Great artists of all types and stripes confront the same challenge: once they've created something truly brilliant, how do they ever equal it, much less surpass it?
Woody Allen had started out as a comedy writer, and after directing some amazing comedies (no small feat), he felt the best way to further develop his gift was to move beyond pure comedy. Annie Hall, which made me laugh and cry, was just the beginning of this evolution.
Back to the early nineties... I recall seeing Bullets Over Broadway (1994), and thinking it an energetic, colorful valentine to the glory days of the New York theatre -- and also movies, especially, Born Yesterday (1950). I did not -- could not -- put it up to the level of say, Sleeper (1973). It was good -- maybe even very good Woody -- but not among his best work.

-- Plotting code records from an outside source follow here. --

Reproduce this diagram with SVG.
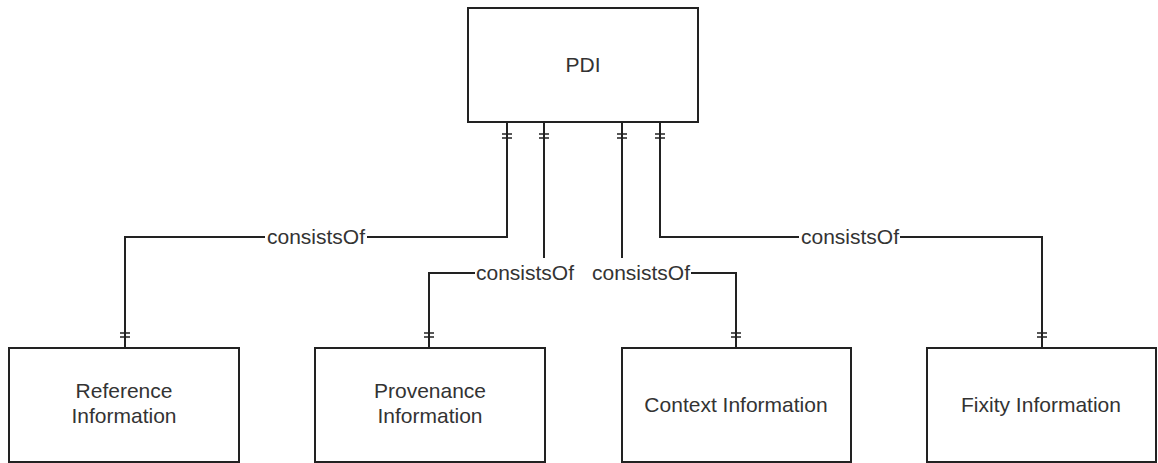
<svg xmlns="http://www.w3.org/2000/svg" width="1158" height="463" viewBox="0 0 1158 463">
<style>
.box{fill:#fff;stroke:#222;stroke-width:2}
.t{font-family:"Liberation Sans",Arial,sans-serif;font-size:21px;fill:#333;text-anchor:middle}
.c{fill:none;stroke:#222;stroke-width:2}
.tk{stroke:#222;stroke-width:1.6}
.lb{fill:#fff}
</style>
<rect width="1158" height="463" fill="#fff"/>
<g id="connectors">
  <path class="c" d="M507,122 V237 H125 V348"/>
  <path class="c" d="M544,122 V273 H429 V348"/>
  <path class="c" d="M622,122 V273 H736 V348"/>
  <path class="c" d="M660,122 V237 H1042 V348"/>
  <g class="tk">
    <path d="M502,134 H512 M502,138 H512"/>
    <path d="M539,134 H549 M539,138 H549"/>
    <path d="M617,134 H627 M617,138 H627"/>
    <path d="M655,134 H665 M655,138 H665"/>
    <path d="M120,333 H130 M120,337 H130"/>
    <path d="M424,333 H434 M424,337 H434"/>
    <path d="M731,333 H741 M731,337 H741"/>
    <path d="M1037,333 H1047 M1037,337 H1047"/>
  </g>
  <rect class="lb" x="265" y="226" width="102" height="22"/>
  <text class="t" x="316" y="244">consistsOf</text>
  <rect class="lb" x="475" y="258" width="100" height="24"/>
  <text class="t" x="525" y="280">consistsOf</text>
  <rect class="lb" x="591" y="258" width="100" height="24"/>
  <text class="t" x="641" y="280">consistsOf</text>
  <rect class="lb" x="799" y="226" width="101" height="22"/>
  <text class="t" x="850" y="244">consistsOf</text>
</g>
<g id="pdi">
  <rect class="box" x="468" y="8" width="230" height="114"/>
  <text class="t" x="583" y="72">PDI</text>
</g>
<g id="reference">
  <rect class="box" x="9" y="348" width="230" height="114"/>
  <text class="t" x="124" y="398">Reference</text>
  <text class="t" x="124" y="423">Information</text>
</g>
<g id="provenance">
  <rect class="box" x="315" y="348" width="230" height="114"/>
  <text class="t" x="430" y="398">Provenance</text>
  <text class="t" x="430" y="423">Information</text>
</g>
<g id="context">
  <rect class="box" x="622" y="348" width="229" height="114"/>
  <text class="t" x="736" y="412">Context Information</text>
</g>
<g id="fixity">
  <rect class="box" x="927" y="348" width="229" height="114"/>
  <text class="t" x="1041" y="412">Fixity Information</text>
</g>
</svg>
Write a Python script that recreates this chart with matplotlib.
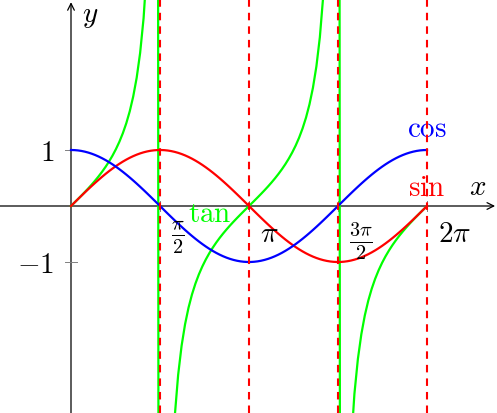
import numpy as np
import matplotlib
matplotlib.use("Agg")
import matplotlib.pyplot as plt

plt.rcParams['mathtext.fontset'] = 'cm'
plt.rcParams['font.family'] = ['DejaVu Serif']

# ---- data ----
x_domain = (0.0, 2 * np.pi)
n_samples = 104
xtick_values = [np.pi / 2, np.pi, 3 * np.pi / 2, 2 * np.pi]
xtick_labels = [r'$\frac{\pi}{2}$', r'$\pi$', r'$\frac{3\pi}{2}$', r'$2\pi$']
ytick_values = [1, -1]
ytick_labels = [r'$1$', r'$-1$']
curve_names = ['sin', 'cos', 'tan']

RED = '#ff0000'
BLUE = '#0000ff'
GREEN = '#00ff00'

fig = plt.figure(figsize=(4.97, 4.13), dpi=100)
ax = fig.add_axes([0, 0, 1, 1])

px_x = 56.66  # pixels per unit
px_y = 56.0
x0_px, y0_px = 71, 206
W, H = 497, 413
ax.set_xlim(-x0_px / px_x, (W - x0_px) / px_x)
ax.set_ylim(-(H - y0_px) / px_y, y0_px / px_y)
ax.set_autoscale_on(False)

for s in ax.spines.values():
    s.set_visible(False)
ax.set_xticks([])
ax.set_yticks([])

x = np.linspace(x_domain[0], x_domain[1], n_samples)

# axes with arrows
xmin, xmax = ax.get_xlim()
ymin, ymax = ax.get_ylim()
ax.annotate('', xy=(7.485, 0), xytext=(xmin, 0),
            arrowprops=dict(arrowstyle='->', lw=0.9, color='black',
                            shrinkA=0, shrinkB=0, mutation_scale=12), zorder=1)
ax.annotate('', xy=(0, 3.64), xytext=(0, ymin),
            arrowprops=dict(arrowstyle='->', lw=0.9, color='black',
                            shrinkA=0, shrinkB=0, mutation_scale=12), zorder=1)

# ticks
tick_color = '#808080'
for xv in xtick_values:
    ax.plot([xv, xv], [-5 / px_y, 5 / px_y], color=tick_color, lw=0.7, zorder=1.5)
for yv in ytick_values:
    ax.plot([-6 / px_x, 6 / px_x], [yv, yv], color=tick_color, lw=0.7, zorder=1.5)

# curves
ax.plot(x, np.sin(x), color=RED, lw=1.6, zorder=3)
ax.plot(x, np.cos(x), color=BLUE, lw=1.6, zorder=3)
ax.plot(x, np.tan(x), color=GREEN, lw=1.6, zorder=2.5)

# dashed verticals
for xv in xtick_values:
    ax.plot([xv, xv], [ymin, ymax], color=RED, lw=1.5,
            linestyle=(0, (3.6, 2.9)), zorder=4)

fs = 21
# tick labels
for xv, lab in zip(xtick_values, xtick_labels):
    ax.annotate(lab, xy=(xv, 0), xytext=(11, -14), textcoords='offset pixels',
                ha='left', va='top', fontsize=fs, color='black')
for yv, lab in zip(ytick_values, ytick_labels):
    ax.annotate(lab, xy=(0, yv), xytext=(-17, 0), textcoords='offset pixels',
                ha='right', va='center_baseline', fontsize=fs, color='black')

# axis labels
ax.text((478 - x0_px) / px_x, (y0_px - 195) / px_y, r'$x$', fontsize=fs,
        ha='center', va='baseline')
ax.text((90 - x0_px) / px_x, (y0_px - 22) / px_y, r'$y$', fontsize=fs,
        ha='center', va='baseline')

# curve labels
ax.text(2 * np.pi, (y0_px - 137) / px_y, r'$\mathrm{%s}$' % curve_names[1],
        color=BLUE, fontsize=fs, ha='center', va='baseline')
ax.text(2 * np.pi, (y0_px - 196) / px_y, r'$\mathrm{%s}$' % curve_names[0],
        color=RED, fontsize=fs, ha='center', va='baseline')
ax.text((210 - x0_px) / px_x, (y0_px - 222) / px_y, r'$\mathrm{%s}$' % curve_names[2],
        color=GREEN, fontsize=fs, ha='center', va='baseline')

fig.savefig('out.png', dpi=100)
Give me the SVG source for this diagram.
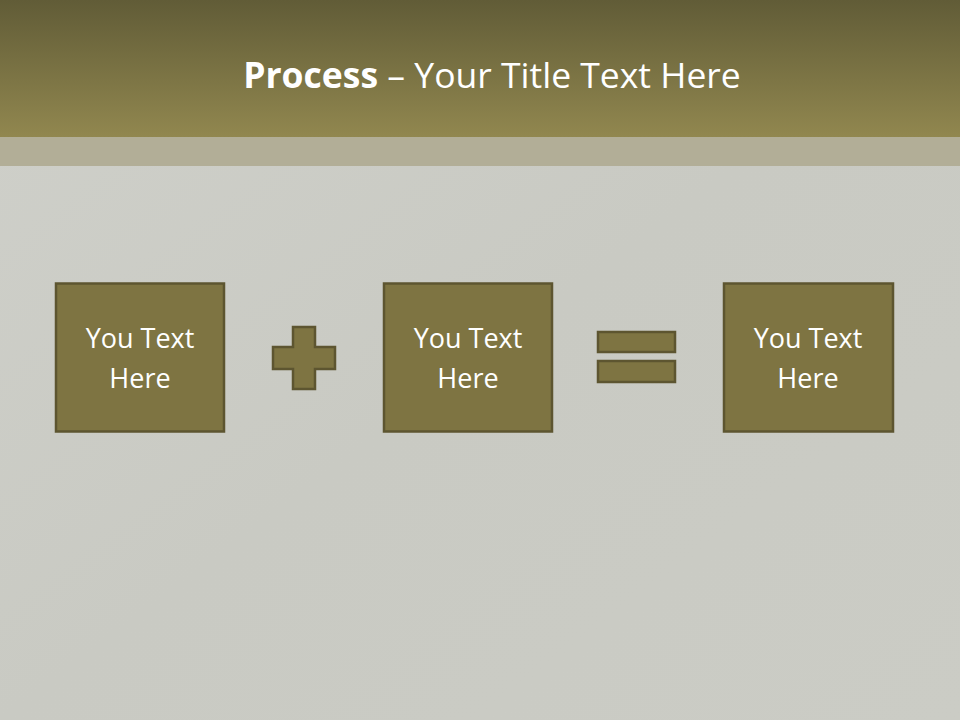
<svg xmlns="http://www.w3.org/2000/svg" width="960" height="720" viewBox="0 0 960 720">
<defs>
<linearGradient id="hdr" x1="0" y1="0" x2="0" y2="1">
<stop offset="0" stop-color="#615c37"/>
<stop offset="1" stop-color="#91874f"/>
</linearGradient>
<linearGradient id="bg" x1="0" y1="0" x2="1" y2="1">
<stop offset="0" stop-color="#cfd0ca"/>
<stop offset="0.5" stop-color="#c9cac3"/>
<stop offset="1" stop-color="#cbccc5"/>
</linearGradient>
</defs>
<style>
.box{fill:#7e7442;stroke:#5d5530;stroke-width:2.5}
.sym{fill:#7e7442;stroke:#5d5530;stroke-width:2.5;stroke-linejoin:miter}
.lbl{font-family:"Open Sans","Liberation Sans",sans-serif;font-size:27px;fill:#ffffff;text-anchor:middle}
.ttl{font-family:"Open Sans","Liberation Sans",sans-serif;font-size:35.5px;fill:#ffffff;text-anchor:middle}
</style>
<rect x="0" y="0" width="960" height="720" fill="url(#bg)"/>
<rect x="0" y="0" width="960" height="137" fill="url(#hdr)"/>
<rect x="0" y="137" width="960" height="29" fill="#b2ae97"/>
<text class="ttl" x="492" y="88"><tspan font-weight="bold">Process</tspan> – Your Title Text Here</text>
<g id="node1">
<rect class="box" x="56" y="283.5" width="168" height="148"/>
<text class="lbl" x="140" y="348">You Text</text>
<text class="lbl" x="140" y="388">Here</text>
</g>
<g id="plus">
<path class="sym" d="M293 327 H315 V347 H335 V369 H315 V389 H293 V369 H273 V347 H293 Z"/>
</g>
<g id="node2">
<rect class="box" x="384" y="283.5" width="168" height="148"/>
<text class="lbl" x="468" y="348">You Text</text>
<text class="lbl" x="468" y="388">Here</text>
</g>
<g id="equals">
<rect class="sym" x="598" y="332" width="77" height="20"/>
<rect class="sym" x="598" y="361" width="77" height="21"/>
</g>
<g id="node3">
<rect class="box" x="724" y="283.5" width="169" height="148"/>
<text class="lbl" x="808" y="348">You Text</text>
<text class="lbl" x="808" y="388">Here</text>
</g>
<g id="connectors"/>
</svg>
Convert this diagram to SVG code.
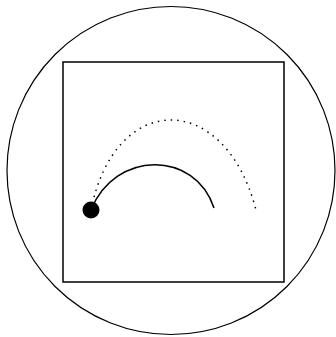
<svg xmlns="http://www.w3.org/2000/svg" width="336" height="337" viewBox="0 0 336 337">
<style>
.ln{fill:none;stroke:#000;}
</style>
<rect width="336" height="337" fill="#fff"/>
<g id="outer"><circle class="ln" cx="171" cy="170.5" r="164" stroke-width="1.2"/></g>
<g id="frame"><rect class="ln" x="63" y="62" width="221" height="220" stroke-width="1.5"/></g>
<g id="connectors">
<path id="dotted" class="ln" d="M91,210 C115,90 225,90 256,210" stroke-width="1.5" stroke-dasharray="1.5 5"/>
<path id="solid" class="ln" d="M91,210 C115,150 195,150 214,208" stroke-width="1.5"/>
</g>
<g id="ball"><circle cx="91" cy="210" r="8.5" fill="#000"/></g>
</svg>
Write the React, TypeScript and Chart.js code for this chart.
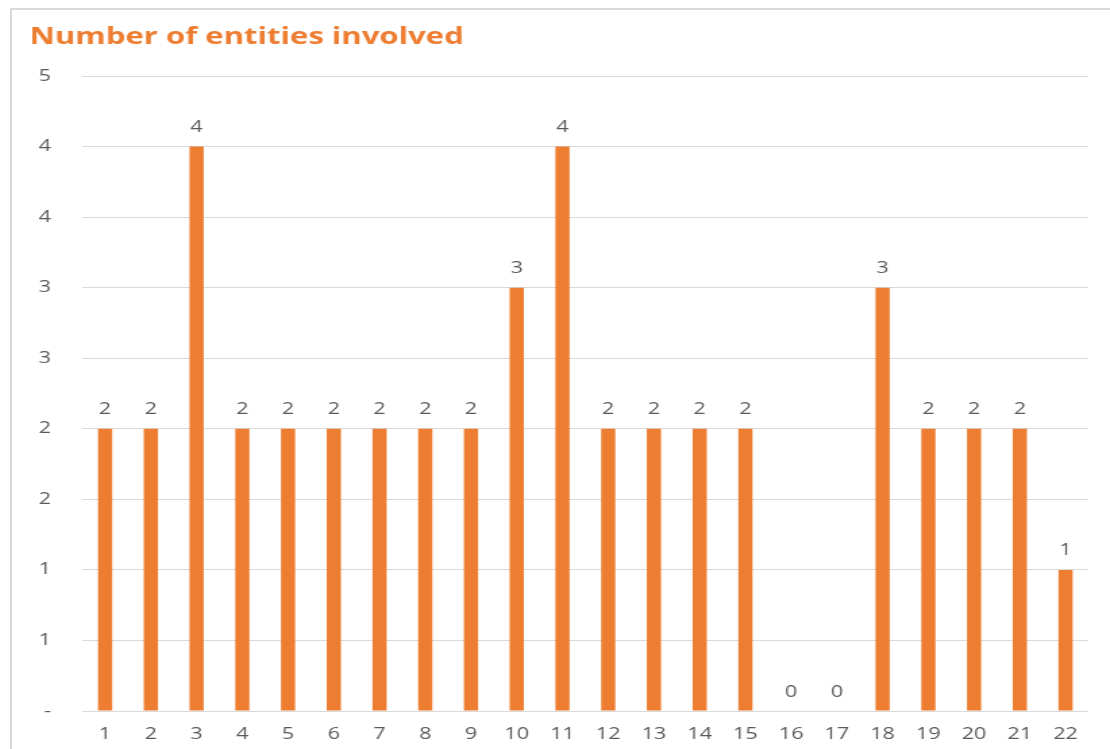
import React, { useEffect, useRef } from "react";
import { Chart, registerables } from "chart.js";

Chart.register(...registerables);

const categories = ["1","2","3","4","5","6","7","8","9","10","11","12","13","14","15","16","17","18","19","20","21","22"];
const entities = [2,2,4,2,2,2,2,2,2,3,4,2,2,2,2,0,0,3,2,2,2,1];
const yTickLabels = ["-","1","1","2","2","3","3","4","4","5"];
const chartTitle = "Number of entities involved";

const ORANGE = "#ED7D31";
const GRAY = "#595959";
const GRID = "#d9d9d9";
const FONT = "'Open Sans', 'DejaVu Sans', sans-serif";

// the reference is horizontally stretched; render narrower and stretch via CSS
const STRETCH = 1.35;
const CSS_W = 1098;
const CSS_H = 739;
const INT_W = Math.round(CSS_W / STRETCH);

const dataLabels = {
  id: "dataLabels",
  afterDatasetsDraw(chart: any) {
    const ctx = chart.ctx;
    const meta = chart.getDatasetMeta(0);
    const ds = chart.data.datasets[0];
    ctx.save();
    ctx.fillStyle = GRAY;
    ctx.font = `16px ${FONT}`;
    ctx.textAlign = "center";
    ctx.textBaseline = "middle";
    meta.data.forEach((bar: any, i: number) => {
      ctx.fillText(String(ds.data[i]), bar.x, bar.y - 19);
    });
    ctx.restore();
  },
};

export default function App() {
  const ref = useRef<HTMLCanvasElement | null>(null);
  useEffect(() => {
    if (!ref.current) return;
    const chart = new Chart(ref.current, {
      type: "bar",
      data: {
        labels: categories,
        datasets: [
          {
            data: entities,
            backgroundColor: ORANGE,
            borderWidth: 0,
            categoryPercentage: 1,
            barPercentage: 0.31,
          },
        ],
      },
      options: {
        responsive: false,
        animation: false,
        devicePixelRatio: 1,
        layout: { padding: { left: 13, right: 16, top: 0, bottom: 0 } },
        plugins: {
          legend: { display: false },
          tooltip: { enabled: false },
          title: {
            display: true,
            text: chartTitle,
            align: "start",
            color: ORANGE,
            font: { family: FONT, size: 23, weight: "bold", lineHeight: 1.2 },
            padding: { top: 14, bottom: 24.4 },
          },
        },
        scales: {
          x: {
            grid: { display: false },
            border: { display: false },
            ticks: { color: GRAY, font: { family: FONT, size: 16 }, padding: 6, maxRotation: 0, autoSkip: false },
            afterFit: (s: any) => { s.height = 38; },
          },
          y: {
            min: 0,
            max: 4.5,
            grid: { color: GRID, lineWidth: 1, drawTicks: false },
            border: { display: false },
            ticks: {
              stepSize: 0.5,
              color: GRAY,
              font: { family: FONT, size: 16 },
              padding: 23,
              callback: (_v: any, i: number) => yTickLabels[i],
            },
            afterFit: (s: any) => { s.width = 39; },
          },
        },
      },
      plugins: [dataLabels],
    });
    return () => chart.destroy();
  }, []);

  return (
    <div
      style={{
        position: "fixed",
        left: 10,
        top: 8,
        width: 1100,
        height: 741,
        borderTop: `2px solid ${GRID}`,
        borderLeft: `2px solid ${GRID}`,
        background: "#fff",
        overflow: "hidden",
        boxSizing: "border-box",
      }}
    >
      <canvas
        ref={ref}
        width={INT_W}
        height={CSS_H}
        style={{ position: "absolute", left: 0, top: 0, width: CSS_W, height: CSS_H, display: "block" }}
      />
    </div>
  );
}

I felt basically the same way about Deconstructing Harry (1997), a surprisingly caustic film that left a sour after-taste, and Small Time Crooks (2000), occasionally hilarious and with great Manhattan seasoning, but no timeless classic...
I began at this time to feel Woody was repeating himself (and I was not alone). For better or worse, Allen has a very particular "voice" in his movies- and this voice was getting too easily discernible, and just faintly annoying.
Match Point (2005) marked a sort of late career come-back for the writer/director, a slick, literate thriller about a tennis pro who marries into a wealthy London family and gets entangled with an impossibly sexy femme-fatale (Scarlett Johansson). Nominated for a best Screenplay Oscar, I thought it was extremely well acted and beautifully made. The problem came with the denouement (which I won't disclose): for me, it came out of nowhere, and I simply didn't buy it.
In a murder yarn, that's a big deal! Ah, well. Many disagreed with me.
Then there was Vicky Cristina Barcelona (2008), another solid hit- again very assured and well-made, romancing another European capital, and featuring the husky-voiced Ms. Johansson. People raved over it, and like Match Point, I found much to admire, in particular Javier Bardem and Penelope Cruz (who won an Oscar for her role).
Again, however, I had some issues: a discernible preciousness was creeping into some of Allen's dialogue; in particular, the central character of Vicky (Rebecca Hall) came off as incredibly annoying to me, though I'm not at all sure the director intended this.
And now, at the ripe age of 75, Woody gives us Midnight In Paris. The film is quite simply his biggest hit ever, surpassing Annie Hall, Manhattan, and Hannah at the box office, and unlike most of his past films, playing fairly well in Peoria. Pundits point to the presence of star Owen Wilson, the gorgeous setting of Paris, and an escapist fantasy premise for its success.
Admittedly, by the time I saw it I'd heard so many superlatives I was prepared to be let down a little -- and I was. Though eye-catching, clever, and consistently diverting, the film really works best when our hero, aspiring novelist Gil (Wilson) gets transported back to the twenties, and we meet the likes of Hemingway, Dali, and Gertrude Stein. Even though they come off like caricatures and composites, it works. It's funny and it's fun.
Yet whenever Gil is situated in the present with his obnoxious wife (Rachel McAdams) and her equally repellent parents, the movie becomes... again, annoying. If only that aspect of the film had been handled more subtly. I kept thinking: you don't need to hit me over the head to make me see Gil is not in the right relationship.
I admire Woody Allen immensely, because even as I critique his various films, he is consistently giving us work worth critiquing. And while I believe Midnight In Paris is a tad overrated, I also get why it would be: outstanding American movies for thinking adults are an increasing rarity these days.
And really, Midnight In Paris is entertaining overall. Still, in purely quality terms, it's no "Love and Death".